■ To be done: It is required that the lines from the top of the listing through the line with "plt.rcParams['mathtext.fontset'] = 'stix'" be reproduced exactly, excluding pictures.

— start of Data block —

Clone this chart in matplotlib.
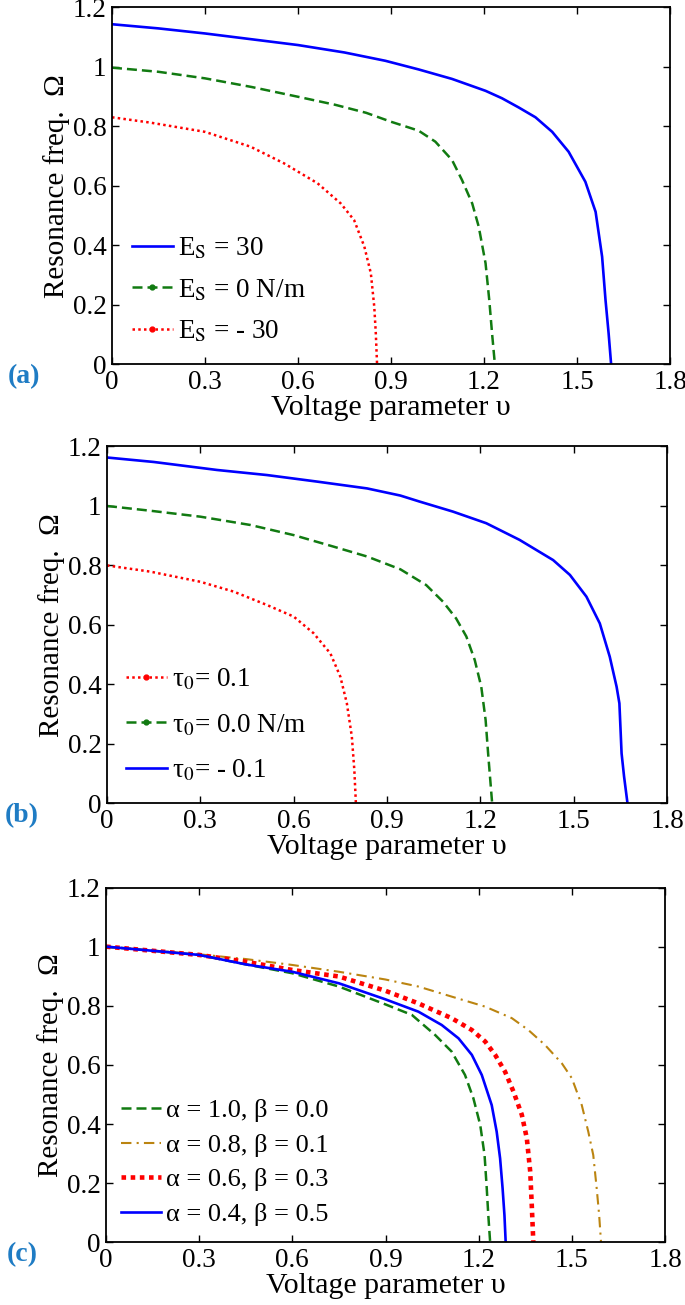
import matplotlib
matplotlib.use('Agg')
import matplotlib.pyplot as plt
from matplotlib.lines import Line2D

plt.rcParams['font.family'] = ['Liberation Serif', 'DejaVu Serif']
plt.rcParams['mathtext.fontset'] = 'stix'

# panel (a): surface elasticity E_S
va_pos = [0, 0.15, 0.3, 0.6, 0.75, 0.882, 0.989, 1.097, 1.205, 1.258, 1.312, 1.366,
          1.42, 1.473, 1.527, 1.56, 1.581, 1.592, 1.602, 1.61]
wa_pos = [1.143, 1.129, 1.112, 1.073, 1.048, 1.020, 0.991, 0.959, 0.919, 0.894, 0.863, 0.830,
          0.781, 0.714, 0.613, 0.512, 0.361, 0.215, 0.103, 0]
va_zero = [0, 0.15, 0.3, 0.45, 0.6, 0.72, 0.82, 0.9, 0.989, 1.043, 1.097, 1.129, 1.162,
           1.183, 1.205, 1.217, 1.226, 1.235]
wa_zero = [0.997, 0.983, 0.961, 0.932, 0.899, 0.872, 0.845, 0.815, 0.785, 0.748, 0.686, 0.619,
           0.540, 0.462, 0.339, 0.215, 0.103, 0]
va_neg = [0, 0.124, 0.3, 0.447, 0.555, 0.663, 0.738, 0.781, 0.814, 0.835, 0.846, 0.851, 0.855]
wa_neg = [0.830, 0.812, 0.781, 0.731, 0.675, 0.608, 0.540, 0.484, 0.395, 0.305, 0.193, 0.103, 0]

# panel (b): residual stress tau_0
vb_pos = [0, 0.15, 0.354, 0.514, 0.675, 0.836, 0.943, 1.004, 1.112, 1.219, 1.326, 1.434,
          1.488, 1.541, 1.584, 1.616, 1.638, 1.647, 1.654, 1.662, 1.673]
wb_pos = [1.163, 1.148, 1.121, 1.104, 1.082, 1.059, 1.035, 1.015, 0.981, 0.942, 0.886, 0.818,
          0.768, 0.695, 0.605, 0.493, 0.392, 0.336, 0.168, 0.09, 0]
vb_zero = [0, 0.139, 0.3, 0.461, 0.6, 0.729, 0.836, 0.943, 1.026, 1.08, 1.122, 1.155,
           1.182, 1.203, 1.217, 1.225, 1.238]
wb_zero = [1.0, 0.984, 0.964, 0.936, 0.902, 0.863, 0.83, 0.787, 0.734, 0.678, 0.622, 0.561,
           0.482, 0.392, 0.28, 0.168, 0]
vb_neg = [0, 0.14, 0.3, 0.407, 0.514, 0.6, 0.664, 0.718, 0.75, 0.771, 0.787, 0.795, 0.8]
wb_neg = [0.80, 0.779, 0.745, 0.712, 0.667, 0.628, 0.572, 0.504, 0.426, 0.336, 0.224, 0.112, 0]

# panel (c): alpha / beta combinations
vc_g = [0, 0.3, 0.45, 0.6, 0.75, 0.899, 0.985, 1.06, 1.113, 1.156, 1.183, 1.205, 1.219,
        1.226, 1.231, 1.237]
wc_g = [1.0, 0.972, 0.94, 0.91, 0.865, 0.805, 0.769, 0.701, 0.645, 0.566, 0.487, 0.397,
        0.295, 0.183, 0.092, 0]
vc_o = [0, 0.3, 0.45, 0.6, 0.75, 0.899, 1.006, 1.113, 1.221, 1.307, 1.36, 1.414, 1.468,
        1.5, 1.532, 1.553, 1.569, 1.58, 1.588, 1.594]
wc_o = [1.0, 0.974, 0.958, 0.938, 0.915, 0.889, 0.865, 0.831, 0.797, 0.758, 0.718, 0.667,
        0.605, 0.555, 0.464, 0.374, 0.295, 0.183, 0.092, 0]
vc_r = [0, 0.3, 0.45, 0.6, 0.75, 0.899, 1.006, 1.113, 1.178, 1.221, 1.253, 1.285, 1.312,
        1.339, 1.355, 1.366, 1.371, 1.376]
wc_r = [1.0, 0.972, 0.949, 0.921, 0.899, 0.851, 0.808, 0.758, 0.718, 0.679, 0.634, 0.577,
        0.51, 0.431, 0.352, 0.239, 0.126, 0]
vc_b = [0, 0.3, 0.45, 0.6, 0.75, 0.899, 1.006, 1.081, 1.135, 1.178, 1.21, 1.242, 1.258,
        1.269, 1.277, 1.283, 1.287]
wc_b = [1.0, 0.972, 0.94, 0.915, 0.876, 0.822, 0.78, 0.735, 0.69, 0.634, 0.566, 0.464,
        0.374, 0.284, 0.183, 0.092, 0]

xticks = [0, 0.3, 0.6, 0.9, 1.2, 1.5, 1.8]
xticklabels = ['0', '0.3', '0.6', '0.9', '1.2', '1.5', '1.8']
yticks = [0, 0.2, 0.4, 0.6, 0.8, 1.0, 1.2]
yticklabels = ['0', '0.2', '0.4', '0.6', '0.8', '1', '1.2']

BLUE = '#0000ff'
GREEN = '#117a11'
RED = '#ff0000'
GOLD = '#bb8410'
LABEL_C = '#1f7cc4'

DASH = (0, (4, 2))
DOT = (0, (1, 1.3))
DASHDOT = (0, (5, 2.5, 1, 2.5))
SQDOT = (0, (1, 1))

W, H = 685, 1305
fig = plt.figure(figsize=(W / 100, H / 100), dpi=100)


def make_axes(top, bottom, left, right):
    ax = fig.add_axes([left / W, 1 - bottom / H, (right - left) / W, (bottom - top) / H])
    ax.set_xlim(0, 1.8)
    ax.set_ylim(0, 1.2)
    ax.set_xticks(xticks)
    ax.set_xticklabels(xticklabels)
    ax.set_yticks(yticks)
    ax.set_yticklabels(yticklabels)
    ax.tick_params(direction='in', top=True, right=True, length=5, width=1.0,
                   labelsize=19.5, pad=4)
    for s in ax.spines.values():
        s.set_linewidth(1.3)
    ax.set_xlabel('Voltage parameter υ', fontsize=21.5, labelpad=0)
    ax.set_ylabel('Resonance freq.  Ω', fontsize=21, labelpad=2)
    return ax


def handle(color, ls, lw, dot):
    return Line2D([], [], color=color, ls=ls, lw=lw, dash_capstyle='butt',
                  marker='o' if dot else None, markersize=3.5)


leg_kw = dict(loc='center left', frameon=False, handlelength=1.5,
              handletextpad=0.2, borderpad=0, borderaxespad=0)

# (a)
ax = make_axes(7.3, 364, 112, 670)
ax.plot(va_pos, wa_pos, color=BLUE, lw=1.9, ls='-')
ax.plot(va_zero, wa_zero, color=GREEN, lw=1.8, ls=DASH)
ax.plot(va_neg, wa_neg, color=RED, lw=1.8, ls=DOT)
ax.legend([handle(BLUE, '-', 1.9, False),
           handle(GREEN, DASH, 1.8, True),
           handle(RED, DOT, 1.8, True)],
          ['E$_{\\mathrm{S}}$ = 30', 'E$_{\\mathrm{S}}$ = 0 N/m', 'E$_{\\mathrm{S}}$ = - 30'],
          bbox_to_anchor=(0.036, 0.207), fontsize=19.5, labelspacing=0.6, **leg_kw)
fig.text(24 / W, 1 - 377 / H, '(a)', color=LABEL_C, fontsize=20, fontweight='bold',
         ha='center', va='center')

# (b)
ax = make_axes(446.5, 803.3, 107, 667)
ax.plot(vb_pos, wb_pos, color=BLUE, lw=1.9, ls='-')
ax.plot(vb_zero, wb_zero, color=GREEN, lw=1.8, ls=DASH)
ax.plot(vb_neg, wb_neg, color=RED, lw=1.8, ls=DOT)
ax.legend([handle(RED, DOT, 1.8, True),
           handle(GREEN, DASH, 1.8, True),
           handle(BLUE, '-', 1.9, False)],
          ['τ$_{0}$= 0.1', 'τ$_{0}$= 0.0 N/m', 'τ$_{0}$= - 0.1'],
          bbox_to_anchor=(0.034, 0.219), fontsize=19.5, labelspacing=0.75, **leg_kw)
fig.text(22 / W, 1 - 816 / H, '(b)', color=LABEL_C, fontsize=20, fontweight='bold',
         ha='center', va='center')

# (c)
ax = make_axes(887.5, 1242.3, 106, 665)
ax.plot(vc_g, wc_g, color=GREEN, lw=1.8, ls=DASH)
ax.plot(vc_o, wc_o, color=GOLD, lw=1.5, ls=DASHDOT)
ax.plot(vc_r, wc_r, color=RED, lw=3.3, ls=SQDOT)
ax.plot(vc_b, wc_b, color=BLUE, lw=1.9, ls='-')
ax.legend([handle(GREEN, DASH, 1.8, False),
           handle(GOLD, DASHDOT, 1.5, False),
           handle(RED, SQDOT, 3.3, False),
           handle(BLUE, '-', 1.9, False)],
          ['α = 1.0, β = 0.0', 'α = 0.8, β = 0.1', 'α = 0.6, β = 0.3', 'α = 0.4, β = 0.5'],
          bbox_to_anchor=(0.027, 0.225), fontsize=19, labelspacing=0.42, **leg_kw)
fig.text(22 / W, 1 - 1255 / H, '(c)', color=LABEL_C, fontsize=20, fontweight='bold',
         ha='center', va='center')

fig.savefig('out.png', dpi=100)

— end of Data block —

■ Output for this task:
Clone this chart in matplotlib.
import matplotlib
matplotlib.use('Agg')
import matplotlib.pyplot as plt
from matplotlib.lines import Line2D

plt.rcParams['font.family'] = ['Liberation Serif', 'DejaVu Serif']
plt.rcParams['mathtext.fontset'] = 'stix'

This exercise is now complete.